Baron Newton Von Gingrich, Master of Sociopaths, Head of House Harkonnen, last known homeworld Callista III. Image courtesy of DemFromCT
Our good friends at the National Center for Science Education are branching out to confront misinformation on climate change. The NCSE has a lifetime record of unbeaten on the legal battles over creationism, as in they've never lost. NCSE evolution education specialist Joshua Roseneua explains the new effort:
In our time on those front lines, we keep hearing from teachers facing similar pressure about climate change. We hear it from teachers in workshops. We see it in newspaper stories. We track legislation lumping evolution and climate change together as "controversial" issues in science class, even though both are supported by over a century of unchallenged scientific research. And as we looked around, we realized that, while lots of groups exist to encourage good climate change education and provide positive content for classrooms, no one else was focused exclusively on blocking bad science from climate change lessons.
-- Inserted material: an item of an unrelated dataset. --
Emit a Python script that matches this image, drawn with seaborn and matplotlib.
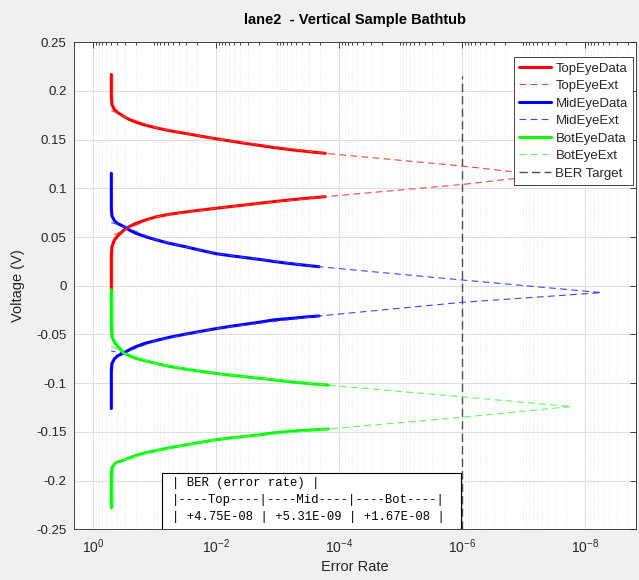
import numpy as np
import pandas as pd
import matplotlib
matplotlib.use("Agg")
import matplotlib.pyplot as plt
import seaborn as sns
from matplotlib.ticker import FixedLocator, LogLocator, NullFormatter, FixedFormatter
from matplotlib.patches import Rectangle

# ---------------- data ----------------
knee_ber = [0.5, 0.5, 0.49, 0.447, 0.398, 0.316, 0.251, 0.2, 0.141, 0.091, 0.056, 0.0316,
            0.0178, 0.01, 0.0056, 0.00316, 0.00178, 0.00115, 5.6e-4, 3.16e-4]

top_hi_ber = knee_ber + [1.66e-4]
top_hi_v = [0.217, 0.195, 0.186, 0.181, 0.178, 0.174, 0.1705, 0.168, 0.165, 0.162, 0.1592,
            0.1565, 0.1537, 0.151, 0.1485, 0.146, 0.1438, 0.142, 0.1395, 0.1378, 0.136]
top_lo_ber = knee_ber + [1.66e-4]
top_lo_v = [-0.004, 0.030, 0.040, 0.047, 0.051, 0.057, 0.061, 0.064, 0.0675, 0.071, 0.0735,
            0.0757, 0.0777, 0.0796, 0.0814, 0.0832, 0.085, 0.0864, 0.0885, 0.0900, 0.0915]

mid_hi_ber = knee_ber + [2.1e-4]
mid_hi_v = [0.1155, 0.080, 0.072, 0.067, 0.064, 0.061, 0.057, 0.054, 0.0505, 0.047, 0.0435,
            0.0402, 0.0365, 0.033, 0.0308, 0.0288, 0.0268, 0.025, 0.0225, 0.0208, 0.0196]
mid_lo_ber = knee_ber + [2.1e-4]
mid_lo_v = [-0.126, -0.088, -0.080, -0.075, -0.072, -0.069, -0.0655, -0.0625, -0.059, -0.056,
            -0.0528, -0.0497, -0.0468, -0.044, -0.0415, -0.0393, -0.037, -0.035, -0.0333,
            -0.0318, -0.031]

bot_hi_ber = knee_ber + [1.5e-4]
bot_hi_v = [-0.004, -0.040, -0.052, -0.058, -0.062, -0.069, -0.072, -0.0745, -0.077, -0.080,
            -0.0828, -0.0855, -0.0878, -0.090, -0.0918, -0.0936, -0.0952, -0.0967, -0.0988,
            -0.1003, -0.102]
bot_lo_ber = knee_ber + [1.5e-4]
bot_lo_v = [-0.228, -0.195, -0.187, -0.183, -0.181, -0.179, -0.1765, -0.1742, -0.1715, -0.169,
            -0.1662, -0.1635, -0.1607, -0.158, -0.1561, -0.1545, -0.1527, -0.151, -0.1492,
            -0.1482, -0.147]

top_ext_ber = [0.5, 0.316, 0.091, 0.0102, 1.66e-4, 1e-6, 4.75e-8, 1e-6, 1.66e-4, 0.0102, 0.091, 0.316, 0.5]
top_ext_v = [0.180, 0.174, 0.162, 0.151, 0.136, 0.123, 0.1135, 0.104, 0.0915, 0.0796, 0.071, 0.057, 0.051]
mid_ext_ber = [0.5, 0.316, 0.091, 0.0102, 2.1e-4, 1e-6, 5.31e-9, 1e-6, 2.1e-4, 0.0102, 0.091, 0.316, 0.5]
mid_ext_v = [0.065, 0.061, 0.047, 0.033, 0.0196, 0.006, -0.007, -0.017, -0.031, -0.044, -0.056, -0.069, -0.067]
bot_ext_ber = [0.5, 0.316, 0.091, 0.0102, 1.5e-4, 1e-6, 1.67e-8, 1e-6, 1.5e-4, 0.0102, 0.091, 0.316, 0.5]
bot_ext_v = [-0.062, -0.069, -0.080, -0.090, -0.102, -0.114, -0.124, -0.135, -0.147, -0.158, -0.169, -0.179, -0.185]

target_ber = [1e-6, 1e-6]
target_v = [-0.25, 0.215]

table_lines = ["| BER (error rate) |",
               "|----Top----|----Mid----|----Bot----|",
               "| +4.75E-08 | +5.31E-09 | +1.67E-08 |"]

ytick_vals = [0.25, 0.2, 0.15, 0.1, 0.05, 0, -0.05, -0.1, -0.15, -0.2, -0.25]
ytick_labels = ["0.25", "0.2", "0.15", "0.1", "0.05", "0", "-0.05", "-0.1", "-0.15", "-0.2", "-0.25"]
xtick_vals = [1, 1e-2, 1e-4, 1e-6, 1e-8]
xtick_labels = [r"$\mathregular{10^{0}}$", r"$\mathregular{10^{-2}}$", r"$\mathregular{10^{-4}}$",
                r"$\mathregular{10^{-6}}$", r"$\mathregular{10^{-8}}$"]

# ---------------- style ----------------
sns.set_style("white")
plt.rcParams["font.family"] = ["Liberation Sans", "DejaVu Sans"]
plt.rcParams["mathtext.fontset"] = "custom"
plt.rcParams["mathtext.rm"] = "Liberation Sans"

TXT = "#262626"
W, H = 639, 580
fig = plt.figure(figsize=(W / 100, H / 100), dpi=100, facecolor="#f0f0f0")
ax_l, ax_r, ax_t, ax_b = 74.3, 636.0, 42.3, 529.3
ax = fig.add_axes([ax_l / W, 1 - ax_b / H, (ax_r - ax_l) / W, (ax_b - ax_t) / H])
ax.set_facecolor("white")
ax.set_xscale("log")

red, blue, green = (1, 0, 0), (0, 0, 1), (0, 1, 0)
data_lw, ext_lw = 2.2, 0.8


def line(xs, ys, color, lw, ls="-", label=None, alpha=1.0, z=3):
    df = pd.DataFrame({"ber": xs, "v": ys})
    sns.lineplot(data=df, x="ber", y="v", sort=False, estimator=None, color=color,
                 lw=lw, linestyle=ls, label=label, alpha=alpha, ax=ax, zorder=z,
                 legend=False if label is None else "auto")


line(top_hi_ber, top_hi_v, red, data_lw, label="TopEyeData")
line(top_lo_ber, top_lo_v, red, data_lw)
line(top_ext_ber, top_ext_v, (1, 0.25, 0.25), ext_lw, ls=(0, (6, 4)), label="TopEyeExt", z=4)
line(mid_hi_ber, mid_hi_v, blue, data_lw, label="MidEyeData")
line(mid_lo_ber, mid_lo_v, blue, data_lw)
line(mid_ext_ber, mid_ext_v, (0.25, 0.25, 1), ext_lw, ls=(0, (6, 4)), label="MidEyeExt", z=4)
line(bot_hi_ber, bot_hi_v, green, data_lw, label="BotEyeData")
line(bot_lo_ber, bot_lo_v, green, data_lw)
line(bot_ext_ber, bot_ext_v, (0.35, 1, 0.35), ext_lw, ls=(0, (6, 4)), label="BotEyeExt", z=4)
line(target_ber, target_v, (0.3, 0.3, 0.3), 1.0, ls=(0, (6, 3)), label="BER Target", z=2)

# ---------------- axes ----------------
ax.set_xlim(2.0, 1.47e-9)
ax.set_ylim(-0.25, 0.25)
ax.xaxis.set_major_locator(FixedLocator(xtick_vals))
ax.xaxis.set_major_formatter(FixedFormatter(xtick_labels))
ax.xaxis.set_minor_locator(LogLocator(base=10, subs=np.arange(1, 10), numticks=200))
ax.xaxis.set_minor_formatter(NullFormatter())
ax.set_yticks(ytick_vals)
ax.set_yticklabels(ytick_labels)

ax.grid(True, which="major", color=(0.87, 0.87, 0.87), lw=0.8, ls="-", zorder=0)
ax.grid(True, which="minor", axis="x", color=(0.86, 0.86, 0.86), lw=0.5, ls=(0, (1, 2.5)), zorder=0)
ax.set_axisbelow(True)

ax.tick_params(axis="both", which="both", direction="in", top=True, right=True,
               colors=TXT, labelcolor=TXT, width=0.6)
ax.tick_params(axis="both", which="major", length=4, labelsize=9.5)
ax.tick_params(axis="x", which="minor", length=2)
ax.tick_params(axis="y", which="major", pad=5.5)
ax.tick_params(axis="x", which="major", pad=6, labelsize=10)
for s in ax.spines.values():
    s.set_color(TXT)
    s.set_linewidth(0.6)

ax.set_xlabel("Error Rate", fontsize=10.5, color=TXT, labelpad=3)
ax.set_ylabel("Voltage (V)", fontsize=10.5, color=TXT, labelpad=8)
ax.set_title("lane2  - Vertical Sample Bathtub", fontsize=10.5, fontweight="bold", color="black", pad=13)

# legend
handles, labels = ax.get_legend_handles_labels()
leg = ax.legend(handles, labels, loc="upper right", bbox_to_anchor=(633 / W, 1 - 57 / H),
                bbox_transform=fig.transFigure, borderaxespad=0, fontsize=9.5,
                frameon=True, fancybox=False, framealpha=1, edgecolor=TXT,
                handlelength=2.4, handletextpad=0.35, labelspacing=0.4, borderpad=0.4)
leg.get_frame().set_linewidth(0.6)
for t in leg.get_texts():
    t.set_color(TXT)


# table box
def fx(px):
    return (px - ax_l) / (ax_r - ax_l)


def fy(py):
    return (ax_b - py) / (ax_b - ax_t)


rect = Rectangle((fx(162.3), -0.05), fx(460.7) - fx(162.3), fy(473.3) + 0.05,
                 transform=ax.transAxes, facecolor="white", edgecolor="black", lw=0.8,
                 clip_on=True, zorder=5)
ax.add_patch(rect)
for py, txt in zip([483.3, 500.0, 517.3], table_lines):
    ax.text(fx(172.0), fy(py), txt, transform=ax.transAxes, ha="left", va="center",
            fontsize=8.8, family=["Liberation Mono", "DejaVu Sans Mono"], color="black", zorder=6)

fig.savefig("out.png", dpi=100, facecolor=fig.get_facecolor())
- Punchline: The release of Diablo III is starting to remind me of the New Boston Album, always rumored just over the horizon. And if you're old enough to get both sides of that joke you just might be a middle-aged nerd, like me. Speaking of which, here's the fall presidential field as D & D characters.
- A rare species of monkey in the tangled rain forest of Indonesia once thought gone may have escaped the scythe of extinction. At least for now.
- This sounds like the kind of humdrum thing the right could gin up into a giant conspiracy: Swiss socialist tinkerers unilaterally veto God's celestial clock and take it upon themselves to "improve" on the Creator's work, decreeing how you can and cannot measure time. And Obama stands by doing nothing!
- A gorgeous image by the talented space artist Inga Neilson accompanies Phil Plait's fascinating post on a hellish terrestrial exoplanet held in a sizzling embrace by its quasi sun-like star:
[T]he fact that the planet is that close to the star really leaves just one idea: a rocky world, probably half the diameter of Earth, being vaporized by the heat of its parent star. Yegads.